● PROBLEM TO WORK ON
Output exactly the lines from the first line of the records below through the line containing "const width = 465, height = 414;", both included, leaving out any pictures.

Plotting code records
=-=-=-=-=

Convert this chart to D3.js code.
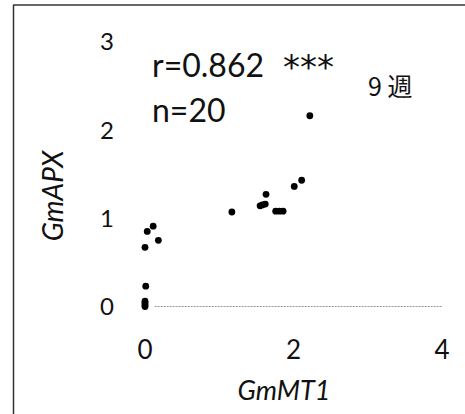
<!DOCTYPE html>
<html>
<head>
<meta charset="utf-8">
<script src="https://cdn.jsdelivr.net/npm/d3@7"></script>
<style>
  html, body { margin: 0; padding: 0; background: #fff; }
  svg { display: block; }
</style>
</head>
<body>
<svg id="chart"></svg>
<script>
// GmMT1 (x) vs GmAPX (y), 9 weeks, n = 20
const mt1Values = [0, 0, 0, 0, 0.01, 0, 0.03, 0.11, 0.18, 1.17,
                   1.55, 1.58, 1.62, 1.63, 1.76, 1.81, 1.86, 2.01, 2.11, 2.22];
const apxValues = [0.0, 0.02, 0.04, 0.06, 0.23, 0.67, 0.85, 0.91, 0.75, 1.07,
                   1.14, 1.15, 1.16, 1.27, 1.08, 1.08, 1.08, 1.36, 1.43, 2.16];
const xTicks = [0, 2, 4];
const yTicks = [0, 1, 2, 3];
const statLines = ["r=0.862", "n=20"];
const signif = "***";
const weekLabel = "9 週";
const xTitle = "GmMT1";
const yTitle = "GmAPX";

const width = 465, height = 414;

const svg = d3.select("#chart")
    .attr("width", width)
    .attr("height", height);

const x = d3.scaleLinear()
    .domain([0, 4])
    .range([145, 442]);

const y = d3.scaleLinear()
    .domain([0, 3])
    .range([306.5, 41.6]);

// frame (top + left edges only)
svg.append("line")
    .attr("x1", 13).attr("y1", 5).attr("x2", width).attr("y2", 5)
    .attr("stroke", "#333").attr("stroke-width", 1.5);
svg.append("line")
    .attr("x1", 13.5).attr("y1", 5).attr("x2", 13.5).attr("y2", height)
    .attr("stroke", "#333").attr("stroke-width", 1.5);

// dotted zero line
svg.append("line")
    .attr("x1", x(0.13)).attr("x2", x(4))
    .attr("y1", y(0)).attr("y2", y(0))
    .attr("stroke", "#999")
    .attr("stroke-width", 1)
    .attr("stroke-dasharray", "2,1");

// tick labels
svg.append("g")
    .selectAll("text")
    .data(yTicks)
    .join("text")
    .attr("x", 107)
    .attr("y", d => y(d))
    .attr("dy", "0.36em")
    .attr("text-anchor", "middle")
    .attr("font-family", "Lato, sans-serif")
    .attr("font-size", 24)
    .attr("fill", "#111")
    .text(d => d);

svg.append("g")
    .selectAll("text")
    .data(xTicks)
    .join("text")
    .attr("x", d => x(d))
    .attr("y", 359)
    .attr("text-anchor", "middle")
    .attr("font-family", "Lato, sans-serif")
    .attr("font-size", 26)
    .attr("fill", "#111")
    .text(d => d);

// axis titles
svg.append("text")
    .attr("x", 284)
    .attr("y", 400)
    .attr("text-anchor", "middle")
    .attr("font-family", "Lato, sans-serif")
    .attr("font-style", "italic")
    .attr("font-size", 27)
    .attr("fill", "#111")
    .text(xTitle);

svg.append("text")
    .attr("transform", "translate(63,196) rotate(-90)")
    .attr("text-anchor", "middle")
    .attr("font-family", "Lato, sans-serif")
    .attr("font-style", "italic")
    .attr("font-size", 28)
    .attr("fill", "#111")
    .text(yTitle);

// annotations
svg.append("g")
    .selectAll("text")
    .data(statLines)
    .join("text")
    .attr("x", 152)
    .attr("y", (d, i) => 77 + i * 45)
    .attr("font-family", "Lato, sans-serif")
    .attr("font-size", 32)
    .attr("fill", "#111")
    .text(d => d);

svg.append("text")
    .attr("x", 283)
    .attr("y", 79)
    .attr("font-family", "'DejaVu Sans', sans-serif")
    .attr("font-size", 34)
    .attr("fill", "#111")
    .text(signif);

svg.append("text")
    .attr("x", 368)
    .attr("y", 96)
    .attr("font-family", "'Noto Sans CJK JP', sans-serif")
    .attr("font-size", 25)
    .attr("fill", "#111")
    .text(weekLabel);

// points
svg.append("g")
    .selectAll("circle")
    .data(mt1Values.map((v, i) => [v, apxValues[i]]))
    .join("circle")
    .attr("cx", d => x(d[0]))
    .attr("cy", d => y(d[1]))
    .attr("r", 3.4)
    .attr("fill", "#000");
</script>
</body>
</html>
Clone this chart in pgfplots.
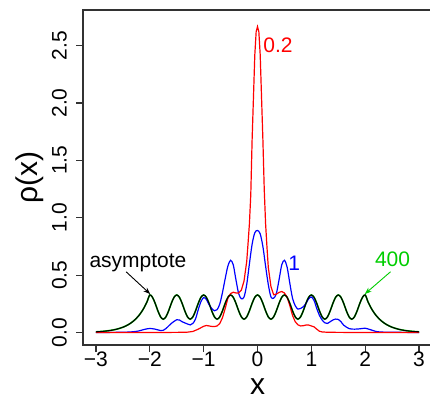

=-=-=-=-=

● COMPLETE ANSWER
Convert this chart to D3.js code.
<!DOCTYPE html>
<html>
<head>
<meta charset="utf-8">
<script src="https://cdn.jsdelivr.net/npm/d3@7"></script>
<style>
  html, body { margin: 0; padding: 0; background: #fff; }
  svg { display: block; }
</style>
</head>
<body>
<svg id="chart"></svg>
<script>
// GmMT1 (x) vs GmAPX (y), 9 weeks, n = 20
const mt1Values = [0, 0, 0, 0, 0.01, 0, 0.03, 0.11, 0.18, 1.17,
                   1.55, 1.58, 1.62, 1.63, 1.76, 1.81, 1.86, 2.01, 2.11, 2.22];
const apxValues = [0.0, 0.02, 0.04, 0.06, 0.23, 0.67, 0.85, 0.91, 0.75, 1.07,
                   1.14, 1.15, 1.16, 1.27, 1.08, 1.08, 1.08, 1.36, 1.43, 2.16];
const xTicks = [0, 2, 4];
const yTicks = [0, 1, 2, 3];
const statLines = ["r=0.862", "n=20"];
const signif = "***";
const weekLabel = "9 週";
const xTitle = "GmMT1";
const yTitle = "GmAPX";

const width = 465, height = 414;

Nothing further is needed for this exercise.